In this Special Issue, we invite experts from multiple areas to contribute and share their ideas and findings to illustrate the role of fog and edge computing in the trend described above, and how to face the many challenges that will have to be solved to make the most of this paradigm. A list of topics that would be welcome in this issue includes:
- Algorithms and solutions needed to take advantage of the preprocessing of data generated by sensors at the edges or at fog nodes, including improving privacy through local processing, which avoids sending sensitive data to the cloud, such as distributed privacy preserving algorithms.
- Optimal algorithm for allocating, splitting, and offloading sensor data processing between edge, fog, and cloud nodes; for example, when using computer vision algorithms to detect, recognize and track individual moving objects or detect activities from real-time sensor flows.
- Models, testbeds, and experimental reports on case studies that measure or predict the performance improvements of low-cost edge devices, i.e. System on Chip (SoC) equipped with hardware accelerators, such as GPUs and / or TPUs, including trade-off between power consumption, detection accuracy and processing delay.
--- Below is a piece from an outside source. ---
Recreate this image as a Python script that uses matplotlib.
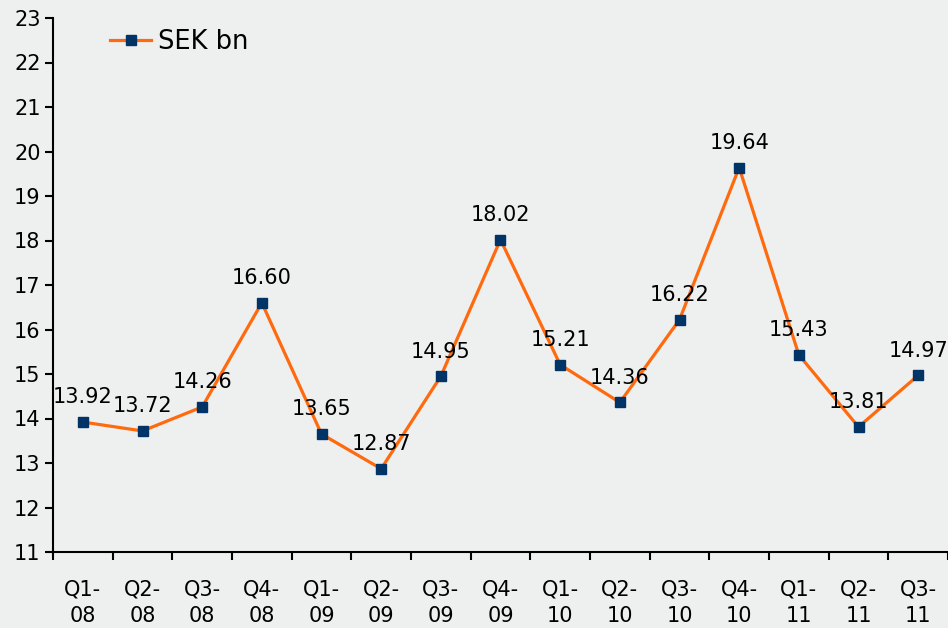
import matplotlib
matplotlib.use("Agg")
import matplotlib.pyplot as plt
import numpy as np

categories = ["Q1-\n08", "Q2-\n08", "Q3-\n08", "Q4-\n08", "Q1-\n09", "Q2-\n09", "Q3-\n09",
              "Q4-\n09", "Q1-\n10", "Q2-\n10", "Q3-\n10", "Q4-\n10", "Q1-\n11", "Q2-\n11", "Q3-\n11"]
values = [13.92, 13.72, 14.26, 16.60, 13.65, 12.87, 14.95, 18.02, 15.21, 14.36, 16.22, 19.64, 15.43, 13.81, 14.97]
series_name = "SEK bn"

plt.rcParams["font.family"] = ["DejaVu Sans"]

bg = "#EEF0EF"
fig = plt.figure(figsize=(9.48, 6.28), dpi=100, facecolor=bg)
W, H = 948, 628
ax = fig.add_axes([53 / W, (H - 552) / H, 895 / W, 534 / H])
ax.set_facecolor(bg)

x = np.arange(len(values))
ax.plot(x, values, color="#FF6A0F", lw=2.3, marker="s", markersize=7,
        markerfacecolor="#003366", markeredgecolor="#003366", label=series_name, zorder=3)

lab_size = 15
for xi, v in zip(x, values):
    ax.annotate(f"{v:.2f}", (xi, v), xytext=(0, 10.5), textcoords="offset points",
                ha="center", va="bottom", fontsize=lab_size, color="black")

ax.set_xlim(-0.5, len(values) - 0.5)
ax.set_ylim(11, 23)
ax.set_yticks(range(11, 24))
ax.set_xticks(x)
ax.set_xticklabels(categories, fontsize=lab_size, linespacing=1.4)
ax.set_xticks(np.arange(-0.5, len(values), 1.0), minor=True)
ax.tick_params(axis="x", which="major", length=0, pad=20)
ax.tick_params(axis="x", which="minor", length=6, width=1.5, direction="out")
ax.tick_params(axis="y", labelsize=lab_size, length=6, width=1.5, pad=3)

for s in ["top", "right"]:
    ax.spines[s].set_visible(False)
for s in ["left", "bottom"]:
    ax.spines[s].set_linewidth(1.5)

leg = ax.legend(loc="center left", bbox_to_anchor=((110 - 53) / 895, (552 - 42) / 534),
                frameon=False, fontsize=18.5, handlelength=1.6, handletextpad=0.25,
                borderpad=0, borderaxespad=0)

fig.savefig("out.png", dpi=100, facecolor=bg)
- Collaborative and distributed inference and training algorithms running on the edge, including Federating Learning algorithms and related privacy issues.
- Performance models for fog/edge computing infrastructure supporting sensor-generated data, ranging from detailed models of a single sensor or node to large scale approximated models.
- Security challenges arising from wireless communications between data sources and collecting nodes considering scenarios when it is hard to prevent physical access to the infrastructures.
- Application-aware management and orchestration frameworks for edge and fog resources, including algorithms for workload balancing generated from continuous monitoring sensors, which need to be distributed to heterogeneous processing nodes.